Exactly repeat the material, dropping only the pictures.

▸ **Provided material**:
▽

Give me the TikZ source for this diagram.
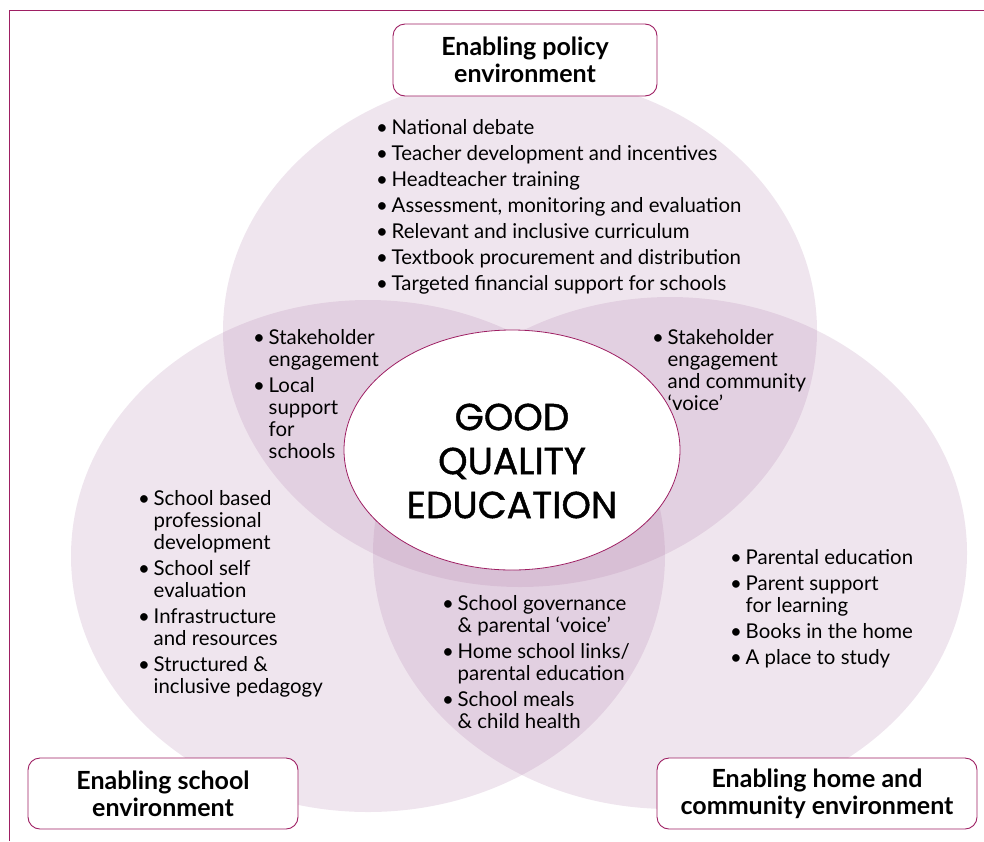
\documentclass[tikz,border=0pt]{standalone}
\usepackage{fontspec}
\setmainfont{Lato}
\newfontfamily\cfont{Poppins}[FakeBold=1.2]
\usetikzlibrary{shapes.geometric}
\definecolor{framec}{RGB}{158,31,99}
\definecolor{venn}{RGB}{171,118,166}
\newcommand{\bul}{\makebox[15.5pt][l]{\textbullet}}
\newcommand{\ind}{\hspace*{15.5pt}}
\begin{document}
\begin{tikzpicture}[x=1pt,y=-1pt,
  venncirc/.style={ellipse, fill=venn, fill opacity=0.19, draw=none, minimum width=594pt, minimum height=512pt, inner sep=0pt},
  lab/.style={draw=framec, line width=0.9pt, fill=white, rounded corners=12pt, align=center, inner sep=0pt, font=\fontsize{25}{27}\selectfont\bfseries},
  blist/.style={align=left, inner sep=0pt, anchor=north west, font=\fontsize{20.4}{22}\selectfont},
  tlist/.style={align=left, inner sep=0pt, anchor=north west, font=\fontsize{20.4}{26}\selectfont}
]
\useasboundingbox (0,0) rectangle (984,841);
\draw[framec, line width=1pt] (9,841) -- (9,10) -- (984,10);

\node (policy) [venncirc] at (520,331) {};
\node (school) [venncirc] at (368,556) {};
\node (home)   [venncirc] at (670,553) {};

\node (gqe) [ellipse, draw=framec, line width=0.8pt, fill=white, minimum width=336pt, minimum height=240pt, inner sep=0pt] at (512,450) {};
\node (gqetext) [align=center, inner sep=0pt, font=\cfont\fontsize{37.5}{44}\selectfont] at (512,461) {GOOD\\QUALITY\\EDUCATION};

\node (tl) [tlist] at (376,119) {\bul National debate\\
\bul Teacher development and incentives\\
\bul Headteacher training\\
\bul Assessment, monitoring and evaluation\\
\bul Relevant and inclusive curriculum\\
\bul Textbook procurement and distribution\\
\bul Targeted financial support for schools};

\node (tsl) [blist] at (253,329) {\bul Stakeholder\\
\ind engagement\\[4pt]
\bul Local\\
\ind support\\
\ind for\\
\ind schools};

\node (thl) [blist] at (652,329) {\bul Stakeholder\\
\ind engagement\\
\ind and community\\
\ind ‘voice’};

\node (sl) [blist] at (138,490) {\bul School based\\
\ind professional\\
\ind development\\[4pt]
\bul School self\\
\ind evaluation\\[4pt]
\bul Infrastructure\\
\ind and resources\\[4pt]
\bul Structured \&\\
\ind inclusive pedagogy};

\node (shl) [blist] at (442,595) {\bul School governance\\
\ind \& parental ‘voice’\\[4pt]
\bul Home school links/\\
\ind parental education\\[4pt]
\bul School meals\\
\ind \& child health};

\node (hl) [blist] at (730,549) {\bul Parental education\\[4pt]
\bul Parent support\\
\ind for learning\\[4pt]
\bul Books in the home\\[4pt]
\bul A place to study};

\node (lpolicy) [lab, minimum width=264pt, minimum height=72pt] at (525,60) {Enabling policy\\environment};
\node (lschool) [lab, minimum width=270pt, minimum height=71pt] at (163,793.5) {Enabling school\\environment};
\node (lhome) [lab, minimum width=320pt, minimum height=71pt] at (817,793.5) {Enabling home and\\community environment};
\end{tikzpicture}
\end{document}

△

▸ **Solution**:
Give me the TikZ source for this diagram.
\documentclass[tikz,border=0pt]{standalone}
\usepackage{fontspec}
\setmainfont{Lato}
\newfontfamily\cfont{Poppins}[FakeBold=1.2]
\usetikzlibrary{shapes.geometric}
\definecolor{framec}{RGB}{158,31,99}
\definecolor{venn}{RGB}{171,118,166}
\newcommand{\bul}{\makebox[15.5pt][l]{\textbullet}}
\newcommand{\ind}{\hspace*{15.5pt}}
\begin{document}
\begin{tikzpicture}[x=1pt,y=-1pt,
  venncirc/.style={ellipse, fill=venn, fill opacity=0.19, draw=none, minimum width=594pt, minimum height=512pt, inner sep=0pt},
  lab/.style={draw=framec, line width=0.9pt, fill=white, rounded corners=12pt, align=center, inner sep=0pt, font=\fontsize{25}{27}\selectfont\bfseries},
  blist/.style={align=left, inner sep=0pt, anchor=north west, font=\fontsize{20.4}{22}\selectfont},
  tlist/.style={align=left, inner sep=0pt, anchor=north west, font=\fontsize{20.4}{26}\selectfont}
]
\useasboundingbox (0,0) rectangle (984,841);
\draw[framec, line width=1pt] (9,841) -- (9,10) -- (984,10);

\node (policy) [venncirc] at (520,331) {};
\node (school) [venncirc] at (368,556) {};
\node (home)   [venncirc] at (670,553) {};

\node (gqe) [ellipse, draw=framec, line width=0.8pt, fill=white, minimum width=336pt, minimum height=240pt, inner sep=0pt] at (512,450) {};
\node (gqetext) [align=center, inner sep=0pt, font=\cfont\fontsize{37.5}{44}\selectfont] at (512,461) {GOOD\\QUALITY\\EDUCATION};

\node (tl) [tlist] at (376,119) {\bul National debate\\
\bul Teacher development and incentives\\
\bul Headteacher training\\
\bul Assessment, monitoring and evaluation\\
\bul Relevant and inclusive curriculum\\
\bul Textbook procurement and distribution\\
\bul Targeted financial support for schools};

\node (tsl) [blist] at (253,329) {\bul Stakeholder\\
\ind engagement\\[4pt]
\bul Local\\
\ind support\\
\ind for\\
\ind schools};

\node (thl) [blist] at (652,329) {\bul Stakeholder\\
\ind engagement\\
\ind and community\\
\ind ‘voice’};

\node (sl) [blist] at (138,490) {\bul School based\\
\ind professional\\
\ind development\\[4pt]
\bul School self\\
\ind evaluation\\[4pt]
\bul Infrastructure\\
\ind and resources\\[4pt]
\bul Structured \&\\
\ind inclusive pedagogy};

\node (shl) [blist] at (442,595) {\bul School governance\\
\ind \& parental ‘voice’\\[4pt]
\bul Home school links/\\
\ind parental education\\[4pt]
\bul School meals\\
\ind \& child health};

\node (hl) [blist] at (730,549) {\bul Parental education\\[4pt]
\bul Parent support\\
\ind for learning\\[4pt]
\bul Books in the home\\[4pt]
\bul A place to study};

\node (lpolicy) [lab, minimum width=264pt, minimum height=72pt] at (525,60) {Enabling policy\\environment};
\node (lschool) [lab, minimum width=270pt, minimum height=71pt] at (163,793.5) {Enabling school\\environment};
\node (lhome) [lab, minimum width=320pt, minimum height=71pt] at (817,793.5) {Enabling home and\\community environment};
\end{tikzpicture}
\end{document}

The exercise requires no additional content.